The locals identified one of the victims of the shoot-out as Paramesh, a tribal leader, who was also the office bearer of Kudremukh National Park Struggle Committee, while the other person named as Subramanya was an arecanut labourer, who had been to Rame Gowda’s house to spray pesticides the previous night.

The villagers argued that Paramesh, who was Rame Gowda’s nephew, and Subramanya stayed overnight at Rame Gowda’s house as it was raining. The locals, who were demanding a high-level probe to expose the police action, said the dead bodies of three persons, including Rame Gowda and his wife, were found inside the house. “They have killed innocent persons in the name of anti-naxal operations”, the locals alleged.

Though the police managed to shift the bodies to Chickmagalur for a post-mortem yesterday, almost 24 hours after the shoot-out, hundreds of people from adjoining villages in Koppa and Sringeri taluk, besides Balehonnur set out for Chickmagalur, where the Kudremukh National Park Struggle Committee was planning to stage a massive demonstration.

With a view to preventing any untoward incident, the police detained hundreds of people en-route to Chickmagalur. More than 80 persons were also arrested in Balehonnur and cases were booked against ten of them for taking part in the violent incidents at Menasinahadya in the wake of the police encounter.

Meanwhile, Karnataka’s Director General of Police K R Srinivasan said Gautham, one of the persons killed in the encounter, was an office bearer of Karnataka State Committee of CPI (Maoists) while Paramesh was also involved in naxalite activities for the last three to four years.
Though the police insisted that the three others killed in the shoot-out were also naxalites, details about their antecedents and links with the naxalites were not shared with the media.

The issue figured in the State Legislature with Home Minister M P Prakash justifying the police action of opening fire at the naxalites in Menasinahadya. The recovery of a sten gun with ammunition and a country made pistol from the site of the encounter proves that the persons killed were naxalites, Prakash reasoned.

A grenade lobbed at the police by the ultras that did not explode had also been recovered.

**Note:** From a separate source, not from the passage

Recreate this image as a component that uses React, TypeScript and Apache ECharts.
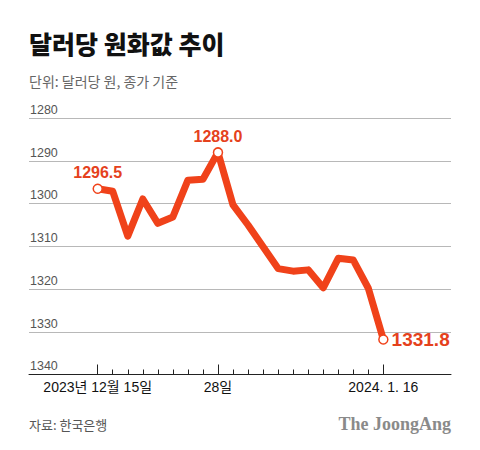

Two more naxals had escaped into the surrounding forests with arms and ammunition. He said the police had also found pamphlets and naxalite literature from the persons killed in the encounter.

Meanwhile, a police constable Raghav, who sustained bullet injuries in the exchange of fire with the naxalites, had been admitted to a hospital in Manipal in neighbouring Udupi district. He is said to be out of danger.